Last week, voters in France and Holland made it clear that they don't want more political union for the moment. But without that political cement - moving Europe towards common taxation fiscal, trade and foreign policy - the euro itself is in danger of becoming unstuck.

Tensions

Politicians and bankers across Europe have been forced to question the very survival of the euro - something unthinkable just a few weeks ago. Instead of debating the identity of the next country to sign up to the euro project, they are now desperately attempting to shore up the Euroland dream.

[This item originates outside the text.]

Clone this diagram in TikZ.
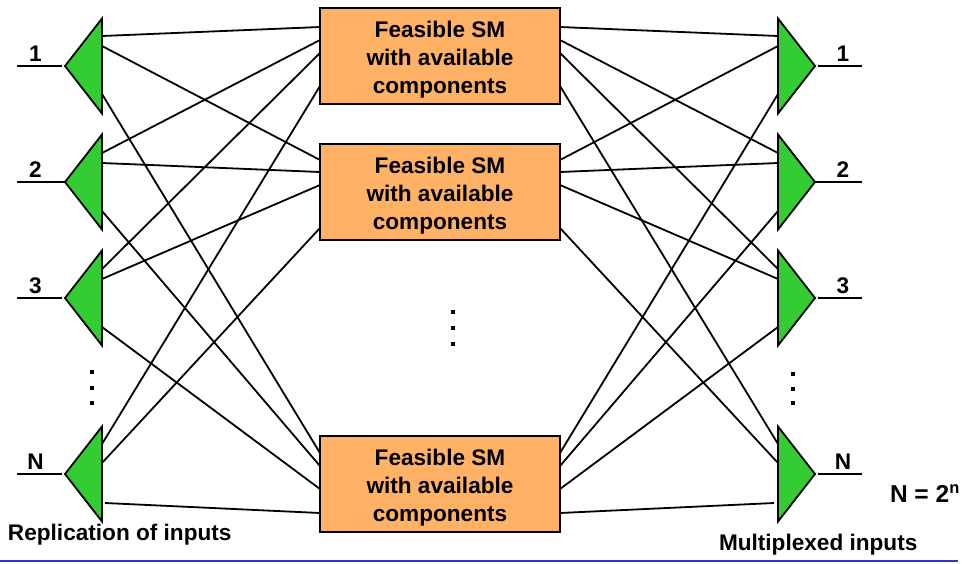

There is a great awareness that this is a critical juncture in the continent's economic evolution. Huge efforts are being made to present any disillusioned countries from trying to dump the euro. So far the financial markets have been relatively restrained in their response to these growing tensions. Although the single currency has fallen to its lowest level in eight months on the foreign exchange markets, the damage might have been greater were there also worries about America's debt and the weakness of the dollar.

Yet even the modest 7% slide in the euro is a cause for concern. German Financial Minister Hans Eichel even met Bundesbank President Axel Weber last week to discuss consequences of possible failure of the single currency.

Such high-level sessions will remind people in Britain of the crisis days of the summer of 1992 when the Germans washed their hands of UK membership of the European Monetary System (EMS). The result was a convulsion on the currency markets that saw Britain ejected from the system, which allowed Britain to devalue the pound, which has led, in turn, to a sustained economic growth for the past 13 years.

Stultified

Indeed, the key reason why Euroland is now in such trouble is the lack of flexibility at the European Central Bank. It was created on the Bundesbank model, with the aim of ensuring an iron control of credit to guarantee that there would be no deviation from monetary orthodoxy.

At a time when the Bank of England regularly moved interest rates up or down to cope with changes in economic conditions, the ECB sat on its hands. Meanwhile, promises made at the Lisbon summit five years ago to introduce labour market flexibility and open up the market for utilities have not yet been fulfilled. The result - Euroland has the worst of all worlds: an inflexible monetary regime and stultified labour markets.

So what is likely to happen now? The fact is that there is no formal mechanism for a country to withdraw from monetary union nor is it very likely at present, despite the threatening mutterings coming from Italy. Everyone is aware that the technical difficulties involved in effecting a smooth exit from European Monetary Union would be enormous. The seceding country would have to find a way of reinstituting its monetary independence and exchanging its national euros for its new currency. Above all, it would face the risk of being overwhelmed by the power of financial markets.

But even global investment banks argue that the long-term future of the euro is now much more uncertain. While a seceding nation might find withdrawal initially very painful, they might also quickly breathe the sweet air of economic and political freedom and the sovereignty over their own currency for which there is no substitute.